O defeito genético que causa a doença degenerativa de Huntington – que se caracteriza por movimentos corporais anormais e falta de coordenação – pode ser corrigido em pacientes pela primeira vez.
Uma droga experimental, injetada no fluido espinal, conseguiu baixar, com segurança, os níveis de proteínas tóxicas no cérebro. A equipa de pesquisa, da Universidade College London, diz que agora há esperança de que a doença fatal possa ser travada.
Especialistas dizem que este pode ser o maior avanço já visto na área de doenças degenerativas nos últimos 50 anos.
Huntington é uma das mais devastadoras doenças. Os pacientes que sofrem com este mal descrevem-na como semelhante ao Parkinson, Alzheimer e doenças motoras juntas.
Peter Allen, 51 anos, está nos estágios iniciais do Huntington e fez parte das experiências: “Esta doença pode te deixar em estado vegetal. É um fim horrível”. Além disso, a doença afeta famílias: no caso de Peter, também a mãe, o tio e o avô morreram com a mesma doença. Testes médicos mostraram que a irmã e o irmão Frank também têm probabilidade de vir a desenvolver a doença.
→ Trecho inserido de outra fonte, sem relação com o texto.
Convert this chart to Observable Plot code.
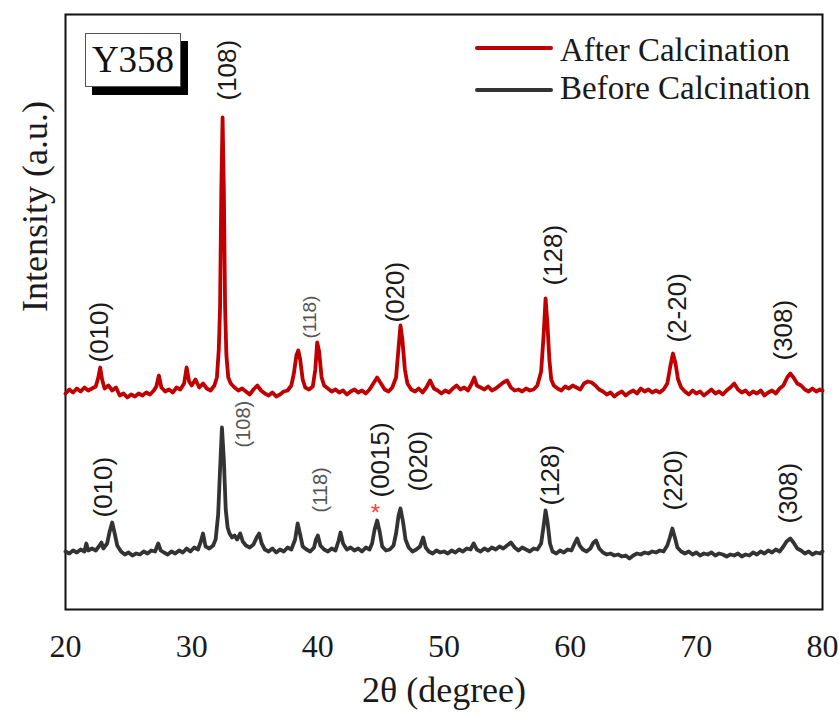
<!DOCTYPE html>
<html>
<head>
<meta charset="utf-8">
<script src="https://cdn.jsdelivr.net/npm/d3@7"></script>
<script src="https://cdn.jsdelivr.net/npm/@observablehq/plot@0.6"></script>
<style>
  html, body { margin: 0; padding: 0; background: #fff; }
  #wrap { position: relative; width: 839px; height: 713px; overflow: hidden; }
  .ov { position: absolute; font-family: "Liberation Serif", "Times New Roman", serif; color: #1a1a1a; white-space: nowrap; }
  .sample { position: absolute; height: 4px; border-radius: 2px; }
  #tag { position: absolute; left: 85px; top: 33px; width: 94px; height: 52px; background: #fff;
         border: 1.5px solid #555; box-shadow: 7px 8px 0 #000; font-family: "Liberation Serif", serif;
         font-size: 37px; line-height: 52px; text-align: center; color: #111; }
</style>
</head>
<body>
<div id="wrap">
  <div id="chart"></div>
  <div id="tag">Y358</div>
  <div class="sample" style="left:475px; top:46px; width:78px; background:#c00000;"></div>
  <div class="ov" style="left:560px; top:34px; font-size:33px; line-height:33px;">After Calcination</div>
  <div class="sample" style="left:475px; top:88px; width:78px; background:#333;"></div>
  <div class="ov" style="left:560px; top:72px; font-size:33px; line-height:33px;">Before Calcination</div>
</div>
<script>
// ---- Data (2θ in degrees, intensity in arbitrary units, stacked) ----
const xTicks = [20, 30, 40, 50, 60, 70, 80];

const afterCalcination = [
  [20.0,216],[20.3,220],[20.6,217],[20.9,221],[21.2,218],[21.5,222],[21.8,219],[22.1,221],[22.4,223],
  [22.6,232],[22.75,242],[22.9,230],[23.1,221],[23.4,224],[23.7,219],[24.0,222],[24.3,214],[24.6,216],
  [24.9,212],[25.2,215],[25.5,213],[25.8,216],[26.1,214],[26.4,217],[26.7,215],[27.0,219],[27.2,223],
  [27.4,234],[27.6,222],[27.9,218],[28.2,220],[28.5,217],[28.8,222],[29.1,220],[29.4,226],[29.6,242],
  [29.8,228],[30.0,224],[30.3,230],[30.6,222],[30.9,226],[31.2,221],[31.5,219],[31.8,224],[32.0,232],
  [32.15,260],[32.25,302],[32.35,420],[32.45,492],[32.55,420],[32.65,302],[32.75,255],[32.9,232],
  [33.1,226],[33.4,222],[33.7,219],[34.0,221],[34.3,218],[34.6,215],[34.9,220],[35.2,224],[35.5,219],
  [35.8,216],[36.1,214],[36.4,217],[36.7,213],[37.0,215],[37.3,218],[37.6,219],[37.9,224],[38.1,236],
  [38.3,254],[38.45,259],[38.6,250],[38.8,230],[39.0,222],[39.3,220],[39.6,223],[39.8,240],[39.95,267],
  [40.1,258],[40.3,232],[40.5,224],[40.8,221],[41.1,218],[41.4,220],[41.7,217],[42.0,219],[42.3,215],
  [42.6,218],[42.9,220],[43.2,217],[43.5,219],[43.8,216],[44.1,220],[44.4,226],[44.7,232],[45.0,226],
  [45.3,220],[45.6,218],[45.9,222],[46.2,232],[46.4,262],[46.55,284],[46.7,270],[46.9,240],[47.1,226],
  [47.4,220],[47.7,218],[48.0,221],[48.3,217],[48.6,222],[48.9,229],[49.2,221],[49.5,219],[49.8,216],
  [50.1,219],[50.4,217],[50.7,221],[51.0,224],[51.3,220],[51.6,222],[51.9,219],[52.2,226],[52.4,232],
  [52.6,224],[52.9,222],[53.2,220],[53.5,223],[53.8,219],[54.1,221],[54.4,224],[54.7,227],[55.0,229],
  [55.3,222],[55.6,219],[55.9,220],[56.2,218],[56.5,221],[56.8,219],[57.1,220],[57.4,224],[57.7,238],
  [57.9,275],[58.05,311],[58.2,285],[58.35,250],[58.5,230],[58.7,224],[59.0,221],[59.3,219],[59.6,223],
  [59.9,221],[60.2,224],[60.5,222],[60.8,220],[61.1,226],[61.4,228],[61.7,227],[62.0,224],[62.3,220],
  [62.6,218],[62.9,215],[63.2,217],[63.5,213],[63.8,216],[64.1,218],[64.4,214],[64.7,217],[65.0,219],
  [65.3,216],[65.6,221],[65.9,218],[66.2,220],[66.5,217],[66.8,219],[67.1,217],[67.4,220],[67.7,226],
  [67.95,244],[68.15,256],[68.35,246],[68.55,230],[68.8,222],[69.1,218],[69.4,215],[69.7,219],[70.0,216],
  [70.3,218],[70.6,214],[70.9,217],[71.2,220],[71.5,216],[71.8,218],[72.1,215],[72.4,219],[72.7,222],
  [73.0,226],[73.3,220],[73.6,217],[73.9,219],[74.2,215],[74.5,218],[74.8,216],[75.1,219],[75.4,214],
  [75.7,217],[76.0,219],[76.3,216],[76.6,221],[76.9,224],[77.2,232],[77.45,236],[77.7,232],[78.0,226],
  [78.3,224],[78.6,220],[78.9,218],[79.2,221],[79.5,218],[79.8,220],[80.0,219]
];

const beforeCalcination = [
  [20.0,58],[20.3,56],[20.6,59],[20.9,57],[21.2,60],[21.5,58],[21.65,66],[21.8,59],[22.1,61],[22.4,59],
  [22.7,64],[22.85,67],[23.0,61],[23.3,66],[23.5,78],[23.7,87],[23.9,76],[24.1,64],[24.4,58],[24.7,55],
  [25.0,57],[25.3,54],[25.6,56],[25.9,55],[26.2,58],[26.5,56],[26.8,59],[27.1,58],[27.35,66],[27.55,59],
  [27.8,57],[28.1,55],[28.4,58],[28.7,56],[29.0,59],[29.3,57],[29.6,61],[29.9,58],[30.2,62],[30.5,60],
  [30.7,67],[30.9,76],[31.1,63],[31.4,61],[31.7,64],[31.9,70],[32.1,95],[32.25,140],[32.4,182],
  [32.55,150],[32.7,100],[32.85,82],[33.0,76],[33.2,72],[33.4,74],[33.6,70],[33.85,76],[34.05,68],
  [34.3,64],[34.6,62],[34.9,65],[35.15,72],[35.35,76],[35.55,66],[35.8,60],[36.1,58],[36.4,61],[36.7,57],
  [37.0,60],[37.3,58],[37.6,62],[37.9,60],[38.2,70],[38.4,86],[38.6,75],[38.8,63],[39.1,60],[39.4,58],
  [39.7,62],[39.85,70],[40.0,74],[40.2,64],[40.5,60],[40.8,58],[41.1,61],[41.4,59],[41.65,69],[41.8,77],
  [42.0,66],[42.3,60],[42.6,62],[42.9,59],[43.2,61],[43.5,58],[43.8,62],[44.1,60],[44.3,66],[44.5,80],
  [44.7,89],[44.9,78],[45.1,63],[45.4,59],[45.7,60],[46.0,64],[46.2,76],[46.4,94],[46.55,101],[46.75,88],
  [46.95,70],[47.2,62],[47.5,58],[47.8,60],[48.1,63],[48.35,72],[48.55,62],[48.8,58],[49.1,56],[49.4,59],
  [49.7,57],[50.0,58],[50.3,56],[50.6,59],[50.9,57],[51.2,60],[51.5,58],[51.8,61],[52.1,60],[52.35,66],
  [52.6,60],[52.9,58],[53.2,61],[53.5,59],[53.8,62],[54.1,60],[54.4,63],[54.7,61],[55.0,64],[55.3,67],
  [55.6,62],[55.9,59],[56.2,62],[56.5,60],[56.8,58],[57.1,61],[57.4,60],[57.7,66],[57.9,84],[58.05,99],
  [58.2,88],[58.4,66],[58.6,58],[58.9,56],[59.2,59],[59.5,57],[59.8,60],[60.1,59],[60.35,66],[60.55,71],
  [60.75,64],[61.0,60],[61.3,58],[61.6,61],[61.85,67],[62.05,69],[62.3,61],[62.6,57],[62.9,55],[63.2,56],
  [63.5,54],[63.8,55],[64.1,53],[64.4,54],[64.7,51],[65.0,54],[65.3,56],[65.6,55],[65.9,57],[66.2,56],
  [66.5,58],[66.8,57],[67.1,59],[67.4,58],[67.7,64],[67.9,72],[68.1,81],[68.3,72],[68.5,62],[68.8,58],
  [69.1,56],[69.4,58],[69.7,55],[70.0,57],[70.3,54],[70.6,56],[70.9,55],[71.2,57],[71.5,54],[71.8,56],
  [72.1,55],[72.4,53],[72.7,55],[73.0,54],[73.3,56],[73.6,53],[73.9,55],[74.2,54],[74.5,57],[74.8,55],
  [75.1,58],[75.4,56],[75.7,59],[76.0,57],[76.3,60],[76.6,58],[76.9,63],[77.15,68],[77.45,71],[77.7,67],
  [78.0,61],[78.3,59],[78.6,56],[78.9,58],[79.2,55],[79.5,57],[79.8,56],[80.0,58]
];

// Peak (hkl) annotations: [label, 2θ, intensity at label foot]
const afterPeakLabels = [
  ["(010)",22.7,247],["(108)",32.85,509],["(020)",46.15,287],
  ["(128)",58.68,324],["(2-20)",68.5,267],["(308)",76.9,249]
];
const afterMinorLabels = [["(118)",39.4,271]];
const beforePeakLabels = [
  ["(010)",23.0,92],["(0015)",44.97,112],["(020)",47.98,118],
  ["(128)",58.44,104],["(220)",68.19,99],["(308)",77.3,86]
];
const beforeMinorLabels = [["(108)",34.1,162],["(118)",40.2,97]];
const impurityMarks = [["*",44.57,96]];

const chart = Plot.plot({
  width: 839,
  height: 713,
  marginLeft: 65,
  marginRight: 17,
  marginTop: 14,
  marginBottom: 104,
  style: { fontFamily: "Liberation Serif", fontSize: "32px", color: "#1a1a1a", background: "white", overflow: "visible" },
  x: { domain: [20, 80] },
  y: { domain: [0, 595], axis: null },
  marks: [
    Plot.frame({ stroke: "#111", strokeWidth: 2 }),
    Plot.axisX({ ticks: xTicks, tickSize: 0, tickPadding: 25, label: null, fontSize: 32 }),
    Plot.text(["2θ (degree)"], { frameAnchor: "bottom", dy: 92, fontSize: 36, fontFamily: "Liberation Serif", fill: "#1a1a1a" }),
    Plot.text(["Intensity (a.u.)"], { frameAnchor: "left", rotate: -90, dx: -30, fontSize: 36, fontFamily: "Liberation Serif", fill: "#1a1a1a" }),
    Plot.line(beforeCalcination, { x: d => d[0], y: d => d[1], stroke: "#333333", strokeWidth: 3.8, strokeLinejoin: "round" }),
    Plot.line(afterCalcination, { x: d => d[0], y: d => d[1], stroke: "#c00000", strokeWidth: 3.8, strokeLinejoin: "round" }),
    Plot.text(afterPeakLabels, { x: d => d[1], y: d => d[2], text: d => d[0], rotate: -90, textAnchor: "start", fontSize: 26, fontFamily: "Liberation Sans", fill: "#1a1a1a" }),
    Plot.text(afterMinorLabels, { x: d => d[1], y: d => d[2], text: d => d[0], rotate: -90, textAnchor: "start", fontSize: 19, fontFamily: "Liberation Sans", fill: "#555" }),
    Plot.text(beforePeakLabels, { x: d => d[1], y: d => d[2], text: d => d[0], rotate: -90, textAnchor: "start", fontSize: 26, fontFamily: "Liberation Sans", fill: "#1a1a1a" }),
    Plot.text(beforeMinorLabels, { x: d => d[1], y: d => d[2], text: d => d[0], rotate: -90, textAnchor: "start", fontSize: 20, fontFamily: "Liberation Sans", fill: "#555" }),
    Plot.text(impurityMarks, { x: d => d[1], y: d => d[2], text: d => d[0], fontSize: 24, fontFamily: "Liberation Sans", fill: "#ff4040" })
  ]
});
document.getElementById("chart").appendChild(chart);
</script>
</body>
</html>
Os três irmãos têm oito filhos – todos jovens adultos, cada um com 50% de probabilidade de ter Huntington.
A morte de células cerebrais na doença de Huntington faz com que os pacientes entrem em declínio permanente, afetando os movimentos, comportamento, memória e capacidade de pensar com clareza.
Peter, de Essex, no Reino Unido, explicou que “é muito difícil ter essa doença degenerativa. Sabemos que, a cada dia que passa, será pior”. O mal de Huntington é provocado por um erro numa seção de ADN, o gene huntingtina, e geralmente afeta as pessoas no auge da vida adulta – entre os 30 e os 40 anos.
Cerca de 8,5 pessoas no Reino Unido tem Huntingon e outras 25 mil vão desenvolver a doença quando ficarem mais velhos. Pacientes morrem entre 10 a 20 anos após o início dos sintomas.
Normalmente, esse gene contém as instruções para a fabricação de uma proteína, também chamada de huntingtina, vital no desenvolvimento do cérebro. Mas um erro genético corrompe a proteína huntingtina e transforma-a numa assassina de células cerebrais. Este novo tratamento é destinado a silenciar esse gene.
Nas experiências, o medicamento foi injetado no líquido que banha o cérebro e a medula espinhal de 46 pacientes. O procedimento foi realizado pelo Centro Neurológico Experimental Leonard Wolfson, no Hospital Nacional de Neurologia e Neurocirurgia de Londres.
Os médicos não sabiam o que poderia acontecer. Um receio era de que a injeção da droga pudesse provocar uma meningite fatal. Mas o primeiro teste em humanos demonstrou que a droga era segura, bem tolerada por pacientes, e que reduzia significativamente os níveis de huntingtina no cérebro.
A professora Sarah Tabrizi, a investigadora chefe e diretora do Centro de Doença de Huntington na University College London, disse à BBC: “Eu tenho visto pacientes por cerca de 20 anos, e vi muitos deles morrerem ao longo desse tempo. Pela primeira vez, temos o potencial, a esperança de uma terapia que um dia pode retardar ou prevenir a doença de Huntington. É de importância fundamental para os pacientes e famílias”.
Os médicos não estão a chamar cura ao novo tratamento. Ainda são necessários dados de longo prazo para saber se a redução dos níveis de huntingtina vai mudar o curso da doença. As pesquisas com animais sugerem que sim. Algumas funções motoras até foram recuperadas nesses experimentos.
Peter, juntamente com outros participantes da experiência, podem continuar a tomar a droga como parte da nova leva de testes. Os cientistas vão verificar se a doença pode ser retardada e, em última instância, prevenida, tratando os portadores da doença de Huntington antes de desenvolverem quaisquer sintomas.
O professor John Hardy, vencedor do Breakthrough Prize pelo seu trabalho com Alzheimer, disse: “Acho que esta pode ser, potencialmente, a maior descoberta sobre doenças degenerativas nos últimos 50 anos. Parece um exagero, mas é como nos sentimos nesse momento”.
Os detalhes completos da experiência serão apresentados aos cientistas e publicados no próximo ano. A terapia foi desenvolvida pela Ionis Pharmaceuticals, que disse que a droga extrapolou substancialmente as expectativas.